Apart from this isolated gesture, have the settlers ever been involved in any way in the popular protest movement? Have we seen any settler — or, for that matter, any ultra-orthodox Jew — among us then or now, with the revival of last summer's social protest? Of course not! And why should they take part in the social protest when they are so well taken care of by the government? Indeed, they are sneering at us, regarding us as suckers who unwittingly abide by the laws of the State.
And they are right! After all, it pays to violate the law, to threaten and intimidate, to whine and gripe and manipulate at our expense — far more so than to play it straight. Take, for example, the pledge just recently given by our prime minister to the inhabitants of the kingdom to penalize whoever dares to appeal to the Supreme Court of Justice against their illegal building activity — the penalty in this instance being a price tag of 851 new housing units to be established in the settlements. And if you happen to wonder about public or affordable housing for the law-abiding citizens of the State of Israel (recommended by the Trajtenberg Committee following last's summer social protest and ratified by the government)? You can forget about it! It's a joke!
The absurdity is that of all the cabinet members fighting tooth and nail to safeguard the rights of the settlers — from Prime Minister Netanyahu to the last of the Likud ministers, including those who have been granted, as a reward for voting down “the Regulation Law” (meant to retroactively legalize the Ulpana Hill neighborhood built on private Palestinian land), the authority to determine how many new complementary neighborhoods will be built in the settlements from now on and where they will be located — one minister alone (originally a member of Yisrael BaAliyah [a political party formed in 1996 to represent the interests of Russian immigrants, which merged into Likud in 2003]) is living in a West Bank settlement. All the rest have chosen to live here within the borders of Israel proper, but to throw away our money and forfeit out future over there. As long as the budgetary order of priorities remains the way it is, with the scales tipped 2:1 in favor of the settlers, all the vain babble of the prime minister and his cabinet members on their ingenuous management of the state budget, compared to other states, is precisely that — empty babble, a poor joke played on us all.

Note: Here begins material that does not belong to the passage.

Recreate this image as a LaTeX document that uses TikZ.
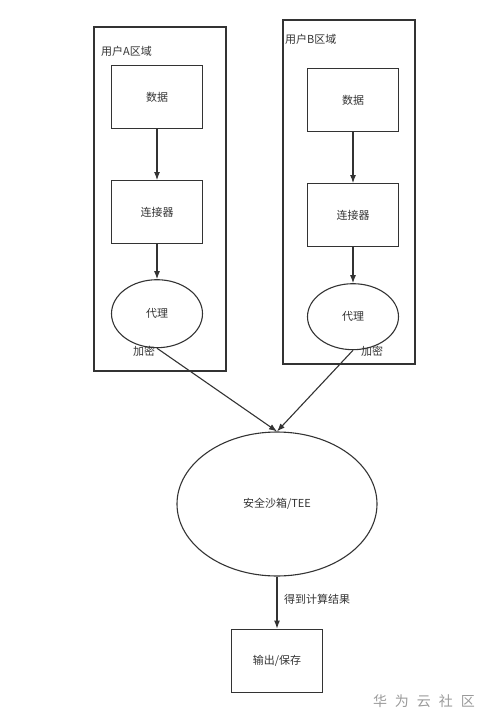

And where are we, Israeli citizens, in the picture? Still grumbling over the price of cottage cheese rather than remonstrating against the cottages in the settlements? When will this madness end? When will we realize that the settlers' kingdom has but 300 thousand subjects, whereas the State of Israel has a population of eight million; when will we face up to Netanyahu, demanding that he cease and desist from "sawing" us (The PM's idea to solve the Ulpana crisis is to cut out the cottages and relocate them)?